Почему не существует никакого доктора Дулиттла
   Практически все живые организмы общаются друг с другом. так или иначе.
   Светлячки светятся. Лягушки квакают. Сверчки, кузнечики и прочие трут своими ножками о ножки или о крылья, производя звуки, называемые стрекотанием. Птицы складывают песни разной сложности. Волки воют. Дельфины издают звуковые сигналы, и к тому же еще свистят. Некоторые ящерицы надувают воздухом мешки на своей шее или меняют цвет. Гиббоны причудливо поют дуэтом, и это может длиться час или даже больше. Человекообразные и другие обезьяны вообще обладают целым набором приемов: крики, рычание, жестикуляция, мимика. Пчелы танцуют. У муравьев есть химические воздействия.
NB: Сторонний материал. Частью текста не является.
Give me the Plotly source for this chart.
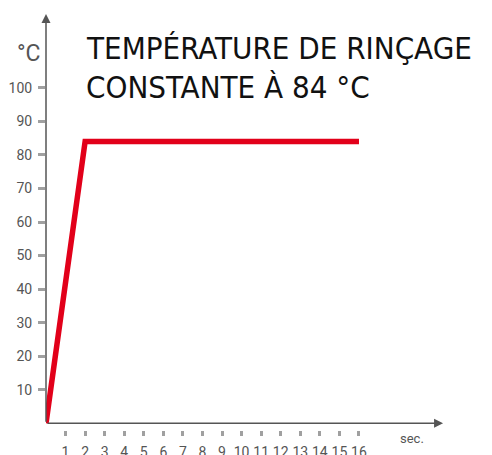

Средств, используемых различными видами животных для коммуникации, до безумия много, и все они так отличаются друг от друга, что вам может показаться, что все это невероятно сложно.
   Да все тут просто.
   Лет десять назад Марк Хаузер (Marc Hauser) опубликовал то, что до сих пор является самым полным и исчерпывающим исследованием систем коммуникации у животных (для краткости – СКЖ; прошу прощения за такое сокращение, сам я их терпеть не могу, но если бы вам пришлось читать словосочетание «системы коммуникации у животных» настолько часто, насколько мне приходилось их упоминать в следующих нескольких главах, вы бы меня поняли и даже простили). Он обнаружил, что вся информация, передающаяся при помощи СКЖ, может быть разделена на три большие категории: сигналы, связанные с выживанием индивида, сигналы, связанные со спариванием и размножением, и сигналы, связанные с другими видами взаимодействия между индивидами одного вида – назовем их социальными сигналами. Некоторые сигналы сложно отнести только к одной группе. К примеру, сигнал умиротворения, снижающий агрессивность противника, когда ясно, что он побеждает, есть, с одной стороны, сигнал социальный, а с другой – связанный с выживанием: если вы не произведете его, вас могут убить. Но помимо этих трех типов никаких сигналов не существует. Ни одна СКЖ не может быть использована для разговоров о погоде, пейзаже, о том, как идут дела у соседа, не говоря уже о том, что с их помощью нельзя строить планы на будущее или вспоминать прошлое.